DO THIS: Starting with the first line below, extract each line through the one that contains "grid_vals = [960, 1465]", inclusive, excluding pictures.

DATA BLOCK:
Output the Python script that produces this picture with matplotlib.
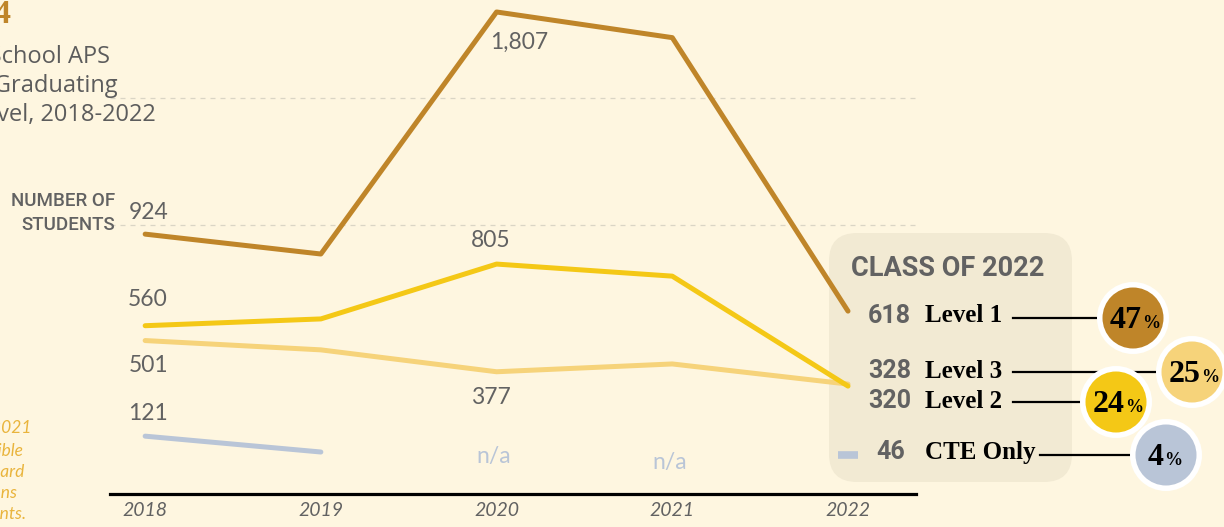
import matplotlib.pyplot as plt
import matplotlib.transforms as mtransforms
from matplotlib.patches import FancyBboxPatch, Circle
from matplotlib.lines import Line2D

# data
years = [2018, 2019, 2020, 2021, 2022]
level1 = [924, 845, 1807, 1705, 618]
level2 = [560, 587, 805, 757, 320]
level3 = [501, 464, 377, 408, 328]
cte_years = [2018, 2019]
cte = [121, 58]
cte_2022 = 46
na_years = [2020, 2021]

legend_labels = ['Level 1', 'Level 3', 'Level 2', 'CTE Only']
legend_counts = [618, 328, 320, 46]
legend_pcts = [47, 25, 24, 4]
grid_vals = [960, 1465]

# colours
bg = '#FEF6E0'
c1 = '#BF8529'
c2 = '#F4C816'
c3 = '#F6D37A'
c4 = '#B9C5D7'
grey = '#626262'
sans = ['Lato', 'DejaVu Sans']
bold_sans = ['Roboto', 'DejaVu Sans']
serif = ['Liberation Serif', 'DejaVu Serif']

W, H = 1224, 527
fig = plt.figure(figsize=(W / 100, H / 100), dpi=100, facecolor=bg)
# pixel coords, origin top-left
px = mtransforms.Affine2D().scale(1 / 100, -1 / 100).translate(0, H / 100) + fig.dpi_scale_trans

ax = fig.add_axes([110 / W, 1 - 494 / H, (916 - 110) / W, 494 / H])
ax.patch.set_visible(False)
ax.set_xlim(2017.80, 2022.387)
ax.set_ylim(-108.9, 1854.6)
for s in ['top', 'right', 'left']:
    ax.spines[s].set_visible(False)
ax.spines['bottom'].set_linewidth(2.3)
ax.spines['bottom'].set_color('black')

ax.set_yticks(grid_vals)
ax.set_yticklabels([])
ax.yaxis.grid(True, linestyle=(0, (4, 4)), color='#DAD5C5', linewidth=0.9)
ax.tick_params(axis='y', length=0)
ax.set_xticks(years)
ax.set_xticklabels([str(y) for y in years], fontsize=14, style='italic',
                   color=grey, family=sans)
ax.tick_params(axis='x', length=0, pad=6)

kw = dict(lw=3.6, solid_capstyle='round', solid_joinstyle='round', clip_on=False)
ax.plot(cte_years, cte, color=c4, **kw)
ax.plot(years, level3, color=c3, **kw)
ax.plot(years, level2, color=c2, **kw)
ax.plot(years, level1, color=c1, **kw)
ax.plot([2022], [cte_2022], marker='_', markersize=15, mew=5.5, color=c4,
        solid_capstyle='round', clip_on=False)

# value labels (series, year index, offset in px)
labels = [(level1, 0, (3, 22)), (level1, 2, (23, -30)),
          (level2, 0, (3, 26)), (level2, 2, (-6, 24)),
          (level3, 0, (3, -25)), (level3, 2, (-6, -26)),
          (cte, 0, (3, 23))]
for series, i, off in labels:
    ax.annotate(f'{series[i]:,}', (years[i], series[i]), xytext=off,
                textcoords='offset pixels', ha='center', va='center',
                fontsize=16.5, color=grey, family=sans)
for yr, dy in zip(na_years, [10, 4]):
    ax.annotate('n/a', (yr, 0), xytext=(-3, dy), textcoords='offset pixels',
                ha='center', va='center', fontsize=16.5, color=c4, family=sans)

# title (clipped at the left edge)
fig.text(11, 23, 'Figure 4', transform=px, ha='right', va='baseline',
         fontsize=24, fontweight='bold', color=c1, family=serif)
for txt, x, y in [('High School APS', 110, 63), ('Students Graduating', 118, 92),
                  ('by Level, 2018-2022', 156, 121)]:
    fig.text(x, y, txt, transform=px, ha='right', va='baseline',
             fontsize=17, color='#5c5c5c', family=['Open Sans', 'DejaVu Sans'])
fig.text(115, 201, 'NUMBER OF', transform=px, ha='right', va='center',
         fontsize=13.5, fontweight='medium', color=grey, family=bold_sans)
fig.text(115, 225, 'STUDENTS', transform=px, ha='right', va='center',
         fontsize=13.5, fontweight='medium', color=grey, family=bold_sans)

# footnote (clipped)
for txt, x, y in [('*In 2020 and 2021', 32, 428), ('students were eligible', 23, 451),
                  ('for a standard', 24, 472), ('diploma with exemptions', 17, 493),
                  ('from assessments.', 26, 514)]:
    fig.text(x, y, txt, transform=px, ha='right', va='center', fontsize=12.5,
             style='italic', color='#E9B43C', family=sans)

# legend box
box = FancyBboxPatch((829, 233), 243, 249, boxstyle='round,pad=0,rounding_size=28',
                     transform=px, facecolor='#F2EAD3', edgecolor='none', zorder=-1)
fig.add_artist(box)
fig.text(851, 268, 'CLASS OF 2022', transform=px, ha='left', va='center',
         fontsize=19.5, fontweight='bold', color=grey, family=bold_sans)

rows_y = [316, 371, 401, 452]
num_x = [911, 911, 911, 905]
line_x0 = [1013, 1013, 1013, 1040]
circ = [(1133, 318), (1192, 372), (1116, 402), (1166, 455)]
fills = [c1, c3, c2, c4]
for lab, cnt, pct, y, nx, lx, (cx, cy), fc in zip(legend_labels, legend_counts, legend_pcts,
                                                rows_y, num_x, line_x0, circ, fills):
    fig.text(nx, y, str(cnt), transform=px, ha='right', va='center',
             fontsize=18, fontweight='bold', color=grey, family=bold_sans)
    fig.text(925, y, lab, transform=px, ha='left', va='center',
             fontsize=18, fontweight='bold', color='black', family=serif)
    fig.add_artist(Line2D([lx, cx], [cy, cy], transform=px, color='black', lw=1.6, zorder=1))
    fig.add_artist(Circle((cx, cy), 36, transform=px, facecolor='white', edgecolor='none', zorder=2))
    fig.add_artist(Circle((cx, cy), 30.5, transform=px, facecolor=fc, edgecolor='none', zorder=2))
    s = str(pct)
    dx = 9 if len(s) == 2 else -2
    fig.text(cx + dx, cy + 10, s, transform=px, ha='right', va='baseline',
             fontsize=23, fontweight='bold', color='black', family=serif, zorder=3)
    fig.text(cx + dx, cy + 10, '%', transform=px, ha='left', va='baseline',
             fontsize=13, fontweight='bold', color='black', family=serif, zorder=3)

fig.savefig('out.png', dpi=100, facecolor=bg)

EXERCISE SOLUTION:
Output the Python script that produces this picture with matplotlib.
import matplotlib.pyplot as plt
import matplotlib.transforms as mtransforms
from matplotlib.patches import FancyBboxPatch, Circle
from matplotlib.lines import Line2D

# data
years = [2018, 2019, 2020, 2021, 2022]
level1 = [924, 845, 1807, 1705, 618]
level2 = [560, 587, 805, 757, 320]
level3 = [501, 464, 377, 408, 328]
cte_years = [2018, 2019]
cte = [121, 58]
cte_2022 = 46
na_years = [2020, 2021]

legend_labels = ['Level 1', 'Level 3', 'Level 2', 'CTE Only']
legend_counts = [618, 328, 320, 46]
legend_pcts = [47, 25, 24, 4]
grid_vals = [960, 1465]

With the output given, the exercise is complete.